Perhaps, but the only solid movement detectable so far is the beginning of a trend both candidates had long been expecting: a drift by disaffected Democrats back to their party's nominee. "They wanted to know their tiger was in the game," says one Democratic planner. A Reagan strategist agrees that the debate "will accelerate the return-of-the-native phenomenon" but quickly adds: "That won't overcome a lead of 15 to 20 points."
At most, then, Mondale has a second chance. He could conceivably win the presidency, but only conceivably, and then only if he does everything right and Reagan does a lot wrong for the rest of the campaign. More realistically, Mondale has an opportunity to keep shaving Reagan's margin, thus making the race interesting enough to draw a large turnout, keep the final result respectably close and influence congressional and state races. Even that would be a feat of no small importance.
Before the debate, Republicans had been speculating euphorically, and Democrats apprehensively, about an epic Reagan landslide that would bury not only Mondale but many Democratic congressional, state and local candidates across the country and perhaps put the Republicans in a position to become the nation's majority party. Talk of such a "realigning election" stopped abruptly on the morning after the showdown in Louisville, and Democratic candidates took new heart.

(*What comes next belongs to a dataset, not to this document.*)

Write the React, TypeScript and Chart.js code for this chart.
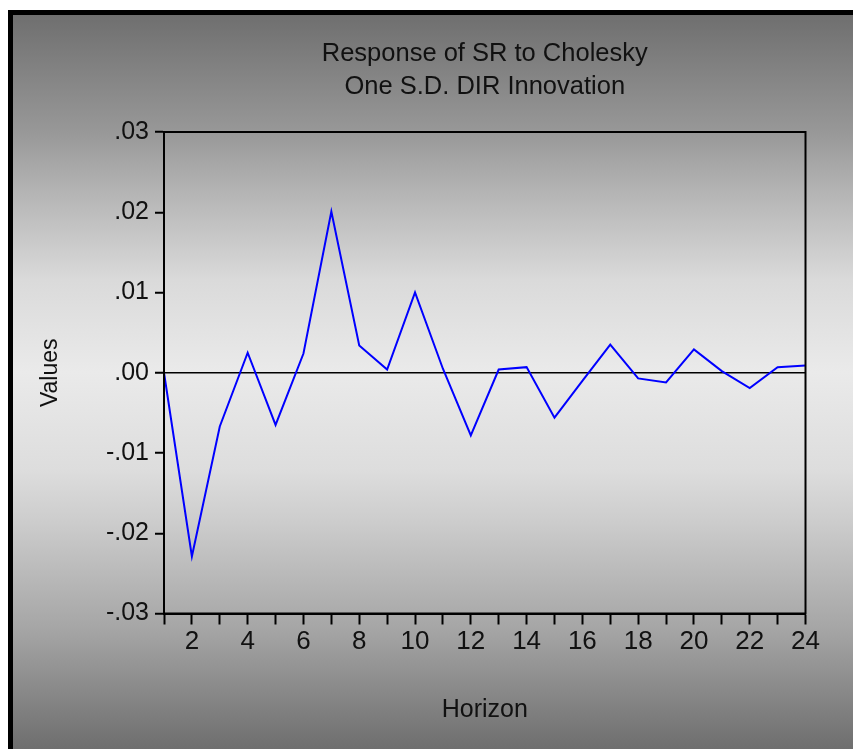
import { useEffect, useRef } from 'react';
import { Chart, registerables } from 'chart.js';

Chart.register(...registerables);

// Impulse response of SR to a one S.D. DIR shock, horizons 1..24
const horizons = [1, 2, 3, 4, 5, 6, 7, 8, 9, 10, 11, 12, 13, 14, 15, 16, 17, 18, 19, 20, 21, 22, 23, 24];
const responses = [
  0.0, -0.0229, -0.0067, 0.0025, -0.0065, 0.0024, 0.0201, 0.0034, 0.0004, 0.01, 0.0005, -0.0078,
  0.0004, 0.0007, -0.0056, -0.001, 0.0035, -0.0007, -0.0012, 0.0029, 0.0002, -0.0019, 0.0007, 0.0009,
];
const yTickValues = [-0.03, -0.02, -0.01, 0, 0.01, 0.02, 0.03];
const titleLines = ['Response of SR to Cholesky', 'One S.D. DIR Innovation'];
const yAxisTitle = 'Values';
const xAxisTitle = 'Horizon';

const FONT = '"Liberation Sans", Arial, Helvetica, sans-serif';

const fmtY = (v: number) => {
  if (Math.abs(v) < 1e-9) return '.00';
  return v.toFixed(2).replace(/^(-?)0\./, '$1.');
};

// Heading lines and the closed frame around the plotting area
const framePlugin = {
  id: 'frameAndHeading',
  afterDraw(chart: any) {
    const { ctx, chartArea } = chart;
    ctx.save();
    ctx.strokeStyle = '#000';
    ctx.lineWidth = 2;
    ctx.strokeRect(chartArea.left, chartArea.top, chartArea.right - chartArea.left, chartArea.bottom - chartArea.top);
    ctx.fillStyle = '#111';
    ctx.font = `25.5px ${FONT}`;
    ctx.textAlign = 'center';
    ctx.textBaseline = 'alphabetic';
    const cx = (chartArea.left + chartArea.right) / 2;
    titleLines.forEach((line, i) => ctx.fillText(line, cx, 61 + i * 33));
    ctx.restore();
  },
};

export default function App() {
  const canvasRef = useRef<HTMLCanvasElement | null>(null);

  useEffect(() => {
    const canvas = canvasRef.current;
    if (!canvas) return;
    const chart = new Chart(canvas, {
      type: 'line',
      data: {
        datasets: [
          {
            data: horizons.map((h, i) => ({ x: h, y: responses[i] })),
            borderColor: '#0000ff',
            borderWidth: 2,
            pointRadius: 0,
            tension: 0,
            fill: false,
          },
        ],
      },
      options: {
        responsive: false,
        animation: false,
        events: [],
        layout: { padding: { top: 132, right: 47.5, left: 0, bottom: 0 } },
        plugins: {
          legend: { display: false },
          title: { display: false },
          tooltip: { enabled: false },
        },
        scales: {
          x: {
            type: 'linear',
            min: 1,
            max: 24,
            afterBuildTicks: (scale: any) => {
              scale.ticks = horizons.map((v) => ({ value: v }));
            },
            afterFit: (scale: any) => {
              scale.height = 135.5;
            },
            ticks: {
              autoSkip: false,
              maxRotation: 0,
              padding: 2,
              color: '#111',
              font: { family: FONT, size: 26 },
              callback: (v: any) => (Number(v) % 2 === 0 ? String(v) : ''),
            },
            grid: {
              drawOnChartArea: false,
              drawTicks: true,
              tickLength: 11,
              tickColor: '#000',
              tickWidth: 2,
            },
            border: { display: true, color: '#000', width: 2 },
            title: {
              display: true,
              text: xAxisTitle,
              color: '#111',
              font: { family: FONT, size: 25 },
              padding: { top: 0, bottom: 24 },
            },
          },
          y: {
            type: 'linear',
            min: -0.03,
            max: 0.03,
            afterBuildTicks: (scale: any) => {
              scale.ticks = yTickValues.map((v) => ({ value: v }));
            },
            afterFit: (scale: any) => {
              scale.width = 164;
            },
            ticks: {
              padding: 6,
              color: '#111',
              font: { family: FONT, size: 25 },
              callback: (v: any) => fmtY(Number(v)),
            },
            grid: {
              drawOnChartArea: true,
              color: (c: any) => (Math.abs(c.tick?.value ?? 1) < 1e-9 ? '#000' : 'rgba(0,0,0,0)'),
              lineWidth: 1.5,
              drawTicks: true,
              tickLength: 9,
              tickColor: '#000',
              tickWidth: 2,
            },
            border: { display: true, color: '#000', width: 2 },
            title: {
              display: true,
              text: yAxisTitle,
              color: '#111',
              font: { family: FONT, size: 23 },
              padding: { top: 37, bottom: 0 },
            },
          },
        },
      },
      plugins: [framePlugin],
    } as any);
    return () => chart.destroy();
  }, []);

  return (
    <>
      <div
        style={{
          position: 'absolute',
          left: 8,
          top: 10,
          width: 845,
          height: 739,
          boxSizing: 'border-box',
          borderTop: '5px solid #000',
          borderLeft: '5px solid #000',
          background:
            'linear-gradient(to bottom, #6f6f6f 0%, #989898 16%, #b3b3b3 23.8%, #dadada 36.1%, #eaeaea 48.6%, #dddddd 62%, #cdcdcd 68.8%, #a5a5a5 83.8%, #6e6e6e 100%)',
        }}
      />
      <canvas
        ref={canvasRef}
        width={853}
        height={749}
        style={{ position: 'absolute', left: 0, top: 0, width: 853, height: 749 }}
      />
    </>
  );
}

In Massachusetts, for example, Mondale has pulled into a virtual tie in the polls with Reagan. As a result, supporters of Democrat John Kerry are far more confident that he can defeat Republican Raymond Shamie for a U.S. Senate seat. "We have been running 14 points ahead of Mondale," explains one Kerry strategist, and that now looks like a sufficient margin. In Illinois, Congressman Paul Simon scents a gain for his bid to defeat Republican Senator Charles Percy. Says Simon: "Until the debate, whenever I called ward committeemen, I'd hear all sorts of moaning about Mondale's being a dead weight, that the party couldn't do anything with him. There has been none of that since Louisville. The debate has created a totally new attitude that is clearly helpful to Mondale and to me and to everyone else on the Democratic ticket."